Quote only the part that opens with the line containing "Emit a component" and closes with the line containing "Chart.register(...registerables);". Keep both of those lines.

Provided records
——————
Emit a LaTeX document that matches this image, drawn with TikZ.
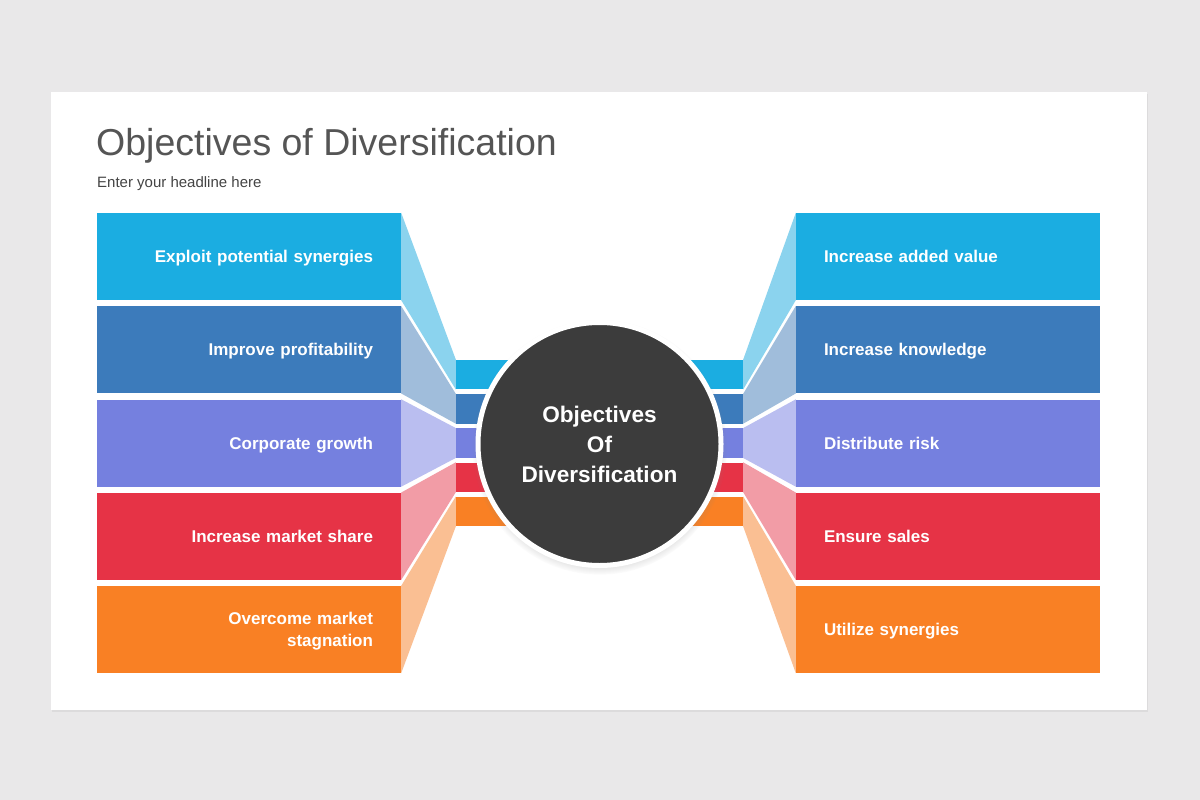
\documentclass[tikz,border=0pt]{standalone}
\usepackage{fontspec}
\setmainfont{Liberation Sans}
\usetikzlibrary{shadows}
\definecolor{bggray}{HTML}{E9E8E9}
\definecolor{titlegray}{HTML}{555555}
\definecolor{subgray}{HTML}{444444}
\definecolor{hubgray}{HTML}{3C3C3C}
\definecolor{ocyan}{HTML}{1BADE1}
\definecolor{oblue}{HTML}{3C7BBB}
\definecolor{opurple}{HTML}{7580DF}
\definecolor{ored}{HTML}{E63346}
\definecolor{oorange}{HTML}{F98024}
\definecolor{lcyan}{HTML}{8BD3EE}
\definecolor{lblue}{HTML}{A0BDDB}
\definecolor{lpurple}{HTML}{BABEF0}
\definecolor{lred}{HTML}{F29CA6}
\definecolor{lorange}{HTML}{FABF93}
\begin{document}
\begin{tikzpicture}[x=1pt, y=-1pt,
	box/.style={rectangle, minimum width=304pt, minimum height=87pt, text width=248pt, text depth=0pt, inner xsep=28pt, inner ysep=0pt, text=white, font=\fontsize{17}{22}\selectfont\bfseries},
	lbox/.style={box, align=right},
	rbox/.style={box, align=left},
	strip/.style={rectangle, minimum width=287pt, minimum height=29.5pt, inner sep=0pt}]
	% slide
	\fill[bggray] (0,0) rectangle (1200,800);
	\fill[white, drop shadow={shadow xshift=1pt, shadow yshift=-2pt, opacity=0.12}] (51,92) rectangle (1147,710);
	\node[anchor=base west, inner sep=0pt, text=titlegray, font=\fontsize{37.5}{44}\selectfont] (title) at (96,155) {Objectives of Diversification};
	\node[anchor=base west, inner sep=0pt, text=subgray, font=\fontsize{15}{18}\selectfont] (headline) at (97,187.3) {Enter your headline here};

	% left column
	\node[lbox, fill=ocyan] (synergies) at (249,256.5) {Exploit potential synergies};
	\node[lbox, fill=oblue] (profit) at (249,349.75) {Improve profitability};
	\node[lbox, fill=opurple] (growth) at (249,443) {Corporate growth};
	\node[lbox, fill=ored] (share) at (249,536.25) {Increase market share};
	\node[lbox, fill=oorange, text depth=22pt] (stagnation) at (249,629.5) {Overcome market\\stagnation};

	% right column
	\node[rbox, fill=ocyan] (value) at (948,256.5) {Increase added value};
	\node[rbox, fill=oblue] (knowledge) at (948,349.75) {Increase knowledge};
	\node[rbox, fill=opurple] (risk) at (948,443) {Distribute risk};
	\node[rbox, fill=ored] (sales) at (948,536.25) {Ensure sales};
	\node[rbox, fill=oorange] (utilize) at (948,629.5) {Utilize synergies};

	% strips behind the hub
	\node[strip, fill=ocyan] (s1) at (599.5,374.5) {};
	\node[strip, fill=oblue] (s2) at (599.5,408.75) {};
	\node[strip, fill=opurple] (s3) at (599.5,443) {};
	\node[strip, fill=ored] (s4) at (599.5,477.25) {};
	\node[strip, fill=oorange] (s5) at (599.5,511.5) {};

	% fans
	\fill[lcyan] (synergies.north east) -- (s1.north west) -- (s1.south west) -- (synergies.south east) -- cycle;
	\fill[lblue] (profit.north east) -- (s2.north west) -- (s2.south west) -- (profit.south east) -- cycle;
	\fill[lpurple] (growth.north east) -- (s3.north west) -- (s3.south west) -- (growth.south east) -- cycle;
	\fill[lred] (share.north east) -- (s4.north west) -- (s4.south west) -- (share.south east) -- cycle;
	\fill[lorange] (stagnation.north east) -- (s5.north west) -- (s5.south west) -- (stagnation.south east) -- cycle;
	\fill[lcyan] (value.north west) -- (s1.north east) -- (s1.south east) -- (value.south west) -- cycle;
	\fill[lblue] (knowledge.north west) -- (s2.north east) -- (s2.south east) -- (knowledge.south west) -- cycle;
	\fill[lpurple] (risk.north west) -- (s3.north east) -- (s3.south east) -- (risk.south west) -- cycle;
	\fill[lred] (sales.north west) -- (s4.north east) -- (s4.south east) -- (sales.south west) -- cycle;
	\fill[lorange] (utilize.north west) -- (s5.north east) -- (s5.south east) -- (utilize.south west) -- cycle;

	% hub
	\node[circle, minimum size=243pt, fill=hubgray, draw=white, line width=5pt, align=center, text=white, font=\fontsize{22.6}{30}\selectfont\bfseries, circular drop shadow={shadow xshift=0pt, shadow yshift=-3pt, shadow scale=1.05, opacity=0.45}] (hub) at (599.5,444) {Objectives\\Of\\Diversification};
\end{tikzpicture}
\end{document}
——————
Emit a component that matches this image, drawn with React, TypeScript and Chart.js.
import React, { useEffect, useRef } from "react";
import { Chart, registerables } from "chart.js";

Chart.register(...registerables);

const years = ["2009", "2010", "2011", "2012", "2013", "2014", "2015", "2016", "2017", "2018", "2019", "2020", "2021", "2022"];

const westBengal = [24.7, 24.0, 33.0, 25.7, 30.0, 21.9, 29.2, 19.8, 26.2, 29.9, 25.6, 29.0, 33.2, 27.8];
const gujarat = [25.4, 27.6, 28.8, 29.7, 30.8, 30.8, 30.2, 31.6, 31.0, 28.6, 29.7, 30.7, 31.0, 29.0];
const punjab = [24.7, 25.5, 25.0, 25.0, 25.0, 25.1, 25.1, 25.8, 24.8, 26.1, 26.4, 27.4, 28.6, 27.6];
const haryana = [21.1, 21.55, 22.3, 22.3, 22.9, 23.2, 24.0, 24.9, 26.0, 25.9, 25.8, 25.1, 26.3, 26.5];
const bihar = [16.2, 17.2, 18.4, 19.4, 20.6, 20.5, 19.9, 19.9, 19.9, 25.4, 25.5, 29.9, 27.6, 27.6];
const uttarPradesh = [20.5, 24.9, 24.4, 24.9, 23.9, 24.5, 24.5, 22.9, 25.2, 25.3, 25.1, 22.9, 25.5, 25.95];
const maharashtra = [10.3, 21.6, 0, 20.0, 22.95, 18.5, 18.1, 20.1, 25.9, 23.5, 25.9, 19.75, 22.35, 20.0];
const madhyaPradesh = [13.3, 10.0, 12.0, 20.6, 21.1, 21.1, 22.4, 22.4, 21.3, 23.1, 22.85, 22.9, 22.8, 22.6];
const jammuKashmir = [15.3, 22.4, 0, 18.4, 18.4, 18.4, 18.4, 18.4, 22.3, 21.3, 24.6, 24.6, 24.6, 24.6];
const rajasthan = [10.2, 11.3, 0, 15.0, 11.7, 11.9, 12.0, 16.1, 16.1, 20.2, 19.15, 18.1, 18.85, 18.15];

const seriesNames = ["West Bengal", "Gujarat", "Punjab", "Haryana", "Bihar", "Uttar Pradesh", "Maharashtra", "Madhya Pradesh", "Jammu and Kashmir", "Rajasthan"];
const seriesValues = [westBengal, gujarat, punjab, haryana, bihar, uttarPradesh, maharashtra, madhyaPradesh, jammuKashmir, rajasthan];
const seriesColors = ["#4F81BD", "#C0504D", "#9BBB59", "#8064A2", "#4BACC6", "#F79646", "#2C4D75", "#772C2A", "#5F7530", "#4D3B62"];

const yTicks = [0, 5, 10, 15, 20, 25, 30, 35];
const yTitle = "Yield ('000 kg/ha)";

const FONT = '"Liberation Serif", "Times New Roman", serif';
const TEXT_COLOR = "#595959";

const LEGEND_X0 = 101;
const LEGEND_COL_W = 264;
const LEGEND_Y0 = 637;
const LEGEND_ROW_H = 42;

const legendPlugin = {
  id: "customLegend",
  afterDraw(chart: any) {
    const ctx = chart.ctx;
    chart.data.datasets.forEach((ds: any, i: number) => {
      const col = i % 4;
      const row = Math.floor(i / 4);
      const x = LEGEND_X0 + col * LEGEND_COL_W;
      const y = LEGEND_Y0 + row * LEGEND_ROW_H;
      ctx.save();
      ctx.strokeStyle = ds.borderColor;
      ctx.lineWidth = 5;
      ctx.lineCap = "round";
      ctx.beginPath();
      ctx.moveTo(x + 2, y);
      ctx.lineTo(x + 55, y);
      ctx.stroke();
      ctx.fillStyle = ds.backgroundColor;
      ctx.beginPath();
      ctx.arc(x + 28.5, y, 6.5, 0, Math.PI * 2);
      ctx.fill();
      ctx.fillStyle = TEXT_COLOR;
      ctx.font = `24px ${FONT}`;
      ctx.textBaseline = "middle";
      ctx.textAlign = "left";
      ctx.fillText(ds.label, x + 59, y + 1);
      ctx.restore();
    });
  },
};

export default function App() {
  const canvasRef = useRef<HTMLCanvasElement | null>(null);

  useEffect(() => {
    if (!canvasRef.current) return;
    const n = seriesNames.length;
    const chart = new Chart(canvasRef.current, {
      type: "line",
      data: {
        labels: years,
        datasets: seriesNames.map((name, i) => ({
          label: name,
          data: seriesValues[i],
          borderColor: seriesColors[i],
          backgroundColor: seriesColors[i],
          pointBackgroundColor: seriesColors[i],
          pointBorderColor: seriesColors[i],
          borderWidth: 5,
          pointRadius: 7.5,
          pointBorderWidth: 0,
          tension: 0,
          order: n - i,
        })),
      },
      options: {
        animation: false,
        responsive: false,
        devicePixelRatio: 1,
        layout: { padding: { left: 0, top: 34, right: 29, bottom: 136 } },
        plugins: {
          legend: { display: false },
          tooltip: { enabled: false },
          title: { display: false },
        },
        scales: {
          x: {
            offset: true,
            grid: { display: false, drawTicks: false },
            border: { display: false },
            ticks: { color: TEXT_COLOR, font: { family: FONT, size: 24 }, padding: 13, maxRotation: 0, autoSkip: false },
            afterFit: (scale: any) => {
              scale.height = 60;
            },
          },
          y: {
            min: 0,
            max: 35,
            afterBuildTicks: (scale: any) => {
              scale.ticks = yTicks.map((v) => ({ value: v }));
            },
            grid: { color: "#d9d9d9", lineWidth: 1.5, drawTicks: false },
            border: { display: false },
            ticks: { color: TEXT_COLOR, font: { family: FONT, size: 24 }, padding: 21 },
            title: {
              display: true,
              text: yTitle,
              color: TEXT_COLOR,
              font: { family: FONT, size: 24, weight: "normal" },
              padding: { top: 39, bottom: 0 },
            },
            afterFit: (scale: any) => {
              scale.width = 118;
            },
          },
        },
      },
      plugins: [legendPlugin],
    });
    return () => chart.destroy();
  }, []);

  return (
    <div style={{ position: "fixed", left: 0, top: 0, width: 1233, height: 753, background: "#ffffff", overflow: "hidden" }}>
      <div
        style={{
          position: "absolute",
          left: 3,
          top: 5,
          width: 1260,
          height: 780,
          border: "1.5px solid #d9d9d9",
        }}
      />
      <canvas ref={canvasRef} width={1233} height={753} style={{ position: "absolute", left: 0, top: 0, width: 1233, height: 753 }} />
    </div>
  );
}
——————
Result below
Emit a component that matches this image, drawn with React, TypeScript and Chart.js.
import React, { useEffect, useRef } from "react";
import { Chart, registerables } from "chart.js";

Chart.register(...registerables);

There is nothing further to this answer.